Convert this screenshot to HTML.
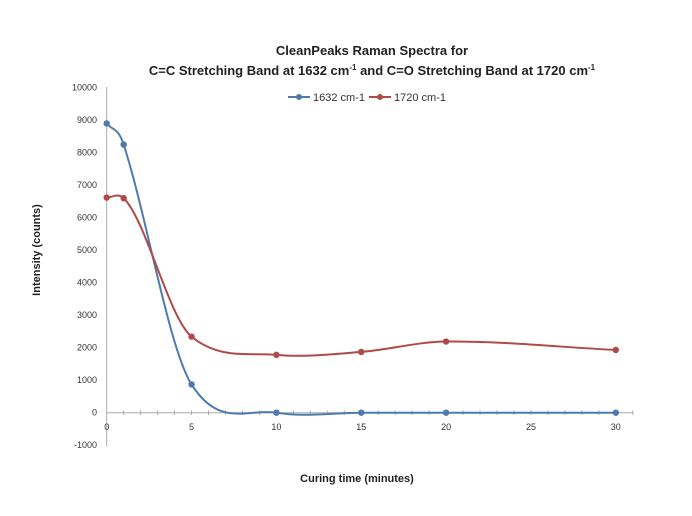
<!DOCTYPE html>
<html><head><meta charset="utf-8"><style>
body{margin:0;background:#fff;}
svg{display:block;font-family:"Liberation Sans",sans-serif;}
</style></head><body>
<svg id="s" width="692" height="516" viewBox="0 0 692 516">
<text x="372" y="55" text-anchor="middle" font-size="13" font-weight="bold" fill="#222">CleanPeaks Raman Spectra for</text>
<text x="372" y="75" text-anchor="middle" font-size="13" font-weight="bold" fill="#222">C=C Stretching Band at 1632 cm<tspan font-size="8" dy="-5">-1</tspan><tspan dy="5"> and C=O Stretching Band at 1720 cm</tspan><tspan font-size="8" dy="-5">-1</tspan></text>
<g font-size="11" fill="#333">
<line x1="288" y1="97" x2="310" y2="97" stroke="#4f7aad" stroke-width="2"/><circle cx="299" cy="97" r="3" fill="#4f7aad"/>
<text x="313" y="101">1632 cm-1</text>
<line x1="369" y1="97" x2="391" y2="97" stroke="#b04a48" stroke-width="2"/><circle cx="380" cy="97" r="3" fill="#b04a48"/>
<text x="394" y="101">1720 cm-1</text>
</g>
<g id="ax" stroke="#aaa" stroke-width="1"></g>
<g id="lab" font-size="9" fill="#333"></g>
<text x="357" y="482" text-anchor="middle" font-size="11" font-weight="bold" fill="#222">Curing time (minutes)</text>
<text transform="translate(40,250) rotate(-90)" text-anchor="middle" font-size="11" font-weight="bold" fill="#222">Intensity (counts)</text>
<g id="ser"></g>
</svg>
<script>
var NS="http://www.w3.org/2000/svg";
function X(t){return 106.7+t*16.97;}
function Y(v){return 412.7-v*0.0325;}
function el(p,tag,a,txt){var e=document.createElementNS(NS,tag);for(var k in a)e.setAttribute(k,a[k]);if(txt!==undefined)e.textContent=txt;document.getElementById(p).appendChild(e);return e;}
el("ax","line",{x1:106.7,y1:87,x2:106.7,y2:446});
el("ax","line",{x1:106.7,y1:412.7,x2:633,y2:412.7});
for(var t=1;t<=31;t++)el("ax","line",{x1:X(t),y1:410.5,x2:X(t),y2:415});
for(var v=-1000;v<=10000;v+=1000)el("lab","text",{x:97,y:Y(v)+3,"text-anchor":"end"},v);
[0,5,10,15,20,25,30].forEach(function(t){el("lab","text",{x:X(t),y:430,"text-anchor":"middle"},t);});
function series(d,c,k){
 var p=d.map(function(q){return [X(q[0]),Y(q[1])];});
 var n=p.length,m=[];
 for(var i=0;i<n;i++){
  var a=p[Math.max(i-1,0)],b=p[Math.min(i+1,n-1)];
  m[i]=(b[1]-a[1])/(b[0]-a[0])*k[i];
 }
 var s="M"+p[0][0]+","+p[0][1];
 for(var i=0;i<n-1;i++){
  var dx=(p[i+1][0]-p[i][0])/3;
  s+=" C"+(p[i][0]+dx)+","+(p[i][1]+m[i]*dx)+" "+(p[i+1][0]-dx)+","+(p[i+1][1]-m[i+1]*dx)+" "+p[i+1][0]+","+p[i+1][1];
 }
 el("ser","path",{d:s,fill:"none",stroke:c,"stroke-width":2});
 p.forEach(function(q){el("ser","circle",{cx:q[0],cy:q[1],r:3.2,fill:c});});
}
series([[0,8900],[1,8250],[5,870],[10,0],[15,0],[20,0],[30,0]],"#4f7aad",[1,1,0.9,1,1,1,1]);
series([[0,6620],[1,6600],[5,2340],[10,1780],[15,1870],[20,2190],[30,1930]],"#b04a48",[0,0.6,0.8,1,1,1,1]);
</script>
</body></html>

⁂

#### WHAT YOU HAVE TO DO
Quote everything in the listing above exactly; pictures are the only thing to omit.

#### ANSWER
Convert this screenshot to HTML.
<!DOCTYPE html>
<html><head><meta charset="utf-8"><style>
body{margin:0;background:#fff;}
svg{display:block;font-family:"Liberation Sans",sans-serif;}
</style></head><body>
<svg id="s" width="692" height="516" viewBox="0 0 692 516">
<text x="372" y="55" text-anchor="middle" font-size="13" font-weight="bold" fill="#222">CleanPeaks Raman Spectra for</text>
<text x="372" y="75" text-anchor="middle" font-size="13" font-weight="bold" fill="#222">C=C Stretching Band at 1632 cm<tspan font-size="8" dy="-5">-1</tspan><tspan dy="5"> and C=O Stretching Band at 1720 cm</tspan><tspan font-size="8" dy="-5">-1</tspan></text>
<g font-size="11" fill="#333">
<line x1="288" y1="97" x2="310" y2="97" stroke="#4f7aad" stroke-width="2"/><circle cx="299" cy="97" r="3" fill="#4f7aad"/>
<text x="313" y="101">1632 cm-1</text>
<line x1="369" y1="97" x2="391" y2="97" stroke="#b04a48" stroke-width="2"/><circle cx="380" cy="97" r="3" fill="#b04a48"/>
<text x="394" y="101">1720 cm-1</text>
</g>
<g id="ax" stroke="#aaa" stroke-width="1"></g>
<g id="lab" font-size="9" fill="#333"></g>
<text x="357" y="482" text-anchor="middle" font-size="11" font-weight="bold" fill="#222">Curing time (minutes)</text>
<text transform="translate(40,250) rotate(-90)" text-anchor="middle" font-size="11" font-weight="bold" fill="#222">Intensity (counts)</text>
<g id="ser"></g>
</svg>
<script>
var NS="http://www.w3.org/2000/svg";
function X(t){return 106.7+t*16.97;}
function Y(v){return 412.7-v*0.0325;}
function el(p,tag,a,txt){var e=document.createElementNS(NS,tag);for(var k in a)e.setAttribute(k,a[k]);if(txt!==undefined)e.textContent=txt;document.getElementById(p).appendChild(e);return e;}
el("ax","line",{x1:106.7,y1:87,x2:106.7,y2:446});
el("ax","line",{x1:106.7,y1:412.7,x2:633,y2:412.7});
for(var t=1;t<=31;t++)el("ax","line",{x1:X(t),y1:410.5,x2:X(t),y2:415});
for(var v=-1000;v<=10000;v+=1000)el("lab","text",{x:97,y:Y(v)+3,"text-anchor":"end"},v);
[0,5,10,15,20,25,30].forEach(function(t){el("lab","text",{x:X(t),y:430,"text-anchor":"middle"},t);});
function series(d,c,k){
 var p=d.map(function(q){return [X(q[0]),Y(q[1])];});
 var n=p.length,m=[];
 for(var i=0;i<n;i++){
  var a=p[Math.max(i-1,0)],b=p[Math.min(i+1,n-1)];
  m[i]=(b[1]-a[1])/(b[0]-a[0])*k[i];
 }
 var s="M"+p[0][0]+","+p[0][1];
 for(var i=0;i<n-1;i++){
  var dx=(p[i+1][0]-p[i][0])/3;
  s+=" C"+(p[i][0]+dx)+","+(p[i][1]+m[i]*dx)+" "+(p[i+1][0]-dx)+","+(p[i+1][1]-m[i+1]*dx)+" "+p[i+1][0]+","+p[i+1][1];
 }
 el("ser","path",{d:s,fill:"none",stroke:c,"stroke-width":2});
 p.forEach(function(q){el("ser","circle",{cx:q[0],cy:q[1],r:3.2,fill:c});});
}
series([[0,8900],[1,8250],[5,870],[10,0],[15,0],[20,0],[30,0]],"#4f7aad",[1,1,0.9,1,1,1,1]);
series([[0,6620],[1,6600],[5,2340],[10,1780],[15,1870],[20,2190],[30,1930]],"#b04a48",[0,0.6,0.8,1,1,1,1]);
</script>
</body></html>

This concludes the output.